[Figure scripts]
^^^^^^^^

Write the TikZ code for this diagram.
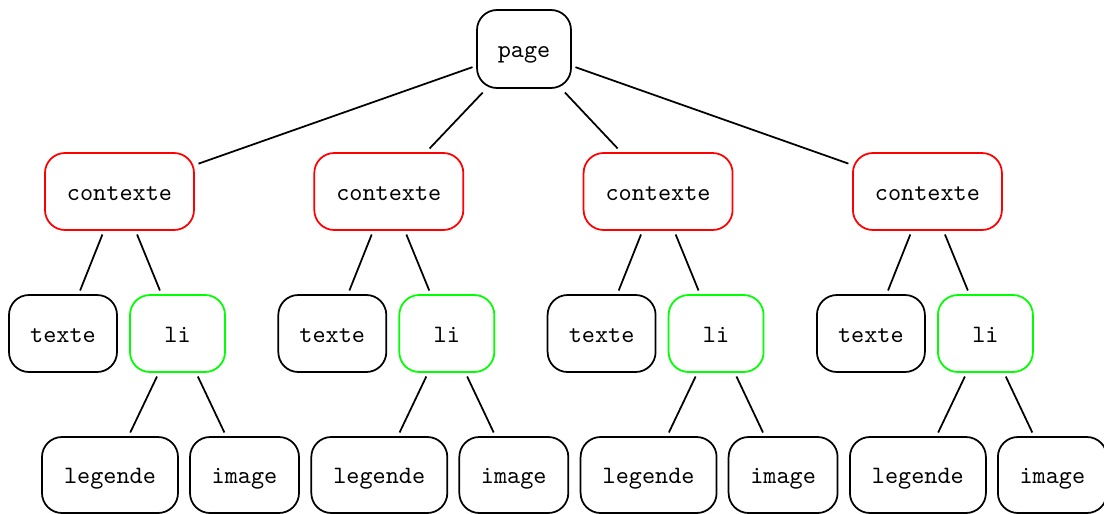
\documentclass[tikz,border=0pt]{standalone}
\begin{document}
\begin{tikzpicture}[x=0.4pt,y=-0.4pt,
  box/.style={draw=black, rounded corners=8pt, line width=0.7pt, inner sep=0pt,
    outer sep=1.8pt, font=\ttfamily, text height=6.8pt, text depth=0pt,
    minimum height=30.8pt},
  rootbox/.style={box, minimum width=37.6pt, minimum height=31.2pt},
  ctxbox/.style={box, draw=red, minimum width=59.6pt},
  textbox/.style={box, minimum width=43.2pt},
  libox/.style={box, draw=green, minimum width=38pt},
  legbox/.style={box, minimum width=54.4pt, minimum height=30.4pt},
  imgbox/.style={box, minimum width=43.6pt, minimum height=30.4pt},
  edge/.style={draw=black, line width=0.7pt}]
\path[use as bounding box, clip] (0,0) rectangle (1104,513);

\node[rootbox] (page) at (524,49) {page};

\foreach \i in {0,1,2,3} {
  \pgfmathsetmacro{\dx}{269.3*\i}
  \node[ctxbox]  (ctx\i) at (119.5+\dx,191.5) {contexte};
  \node[textbox] (txt\i) at (63+\dx,333.5)    {texte};
  \node[libox]   (li\i)  at (177.5+\dx,333.5) {li};
  \node[legbox]  (leg\i) at (110+\dx,475)     {legende};
  \node[imgbox]  (img\i) at (244.5+\dx,475)   {image};
  \draw[edge] (page) -- (ctx\i);
  \draw[edge] (ctx\i) -- (txt\i);
  \draw[edge] (ctx\i) -- (li\i);
  \draw[edge] (li\i) -- (leg\i);
  \draw[edge] (li\i) -- (img\i);
}
\end{tikzpicture}
\end{document}
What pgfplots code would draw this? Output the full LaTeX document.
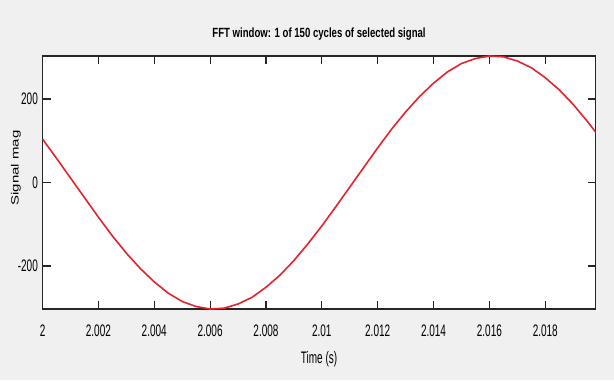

^^^^^^^^

| What is asked |
The lines from the top of the data above through the one holding "(page) at (524,49)" are to be repeated exactly, and only those, with no pictures.

| Response to this exercise |
Write the TikZ code for this diagram.
\documentclass[tikz,border=0pt]{standalone}
\begin{document}
\begin{tikzpicture}[x=0.4pt,y=-0.4pt,
  box/.style={draw=black, rounded corners=8pt, line width=0.7pt, inner sep=0pt,
    outer sep=1.8pt, font=\ttfamily, text height=6.8pt, text depth=0pt,
    minimum height=30.8pt},
  rootbox/.style={box, minimum width=37.6pt, minimum height=31.2pt},
  ctxbox/.style={box, draw=red, minimum width=59.6pt},
  textbox/.style={box, minimum width=43.2pt},
  libox/.style={box, draw=green, minimum width=38pt},
  legbox/.style={box, minimum width=54.4pt, minimum height=30.4pt},
  imgbox/.style={box, minimum width=43.6pt, minimum height=30.4pt},
  edge/.style={draw=black, line width=0.7pt}]
\path[use as bounding box, clip] (0,0) rectangle (1104,513);

\node[rootbox] (page) at (524,49) {page};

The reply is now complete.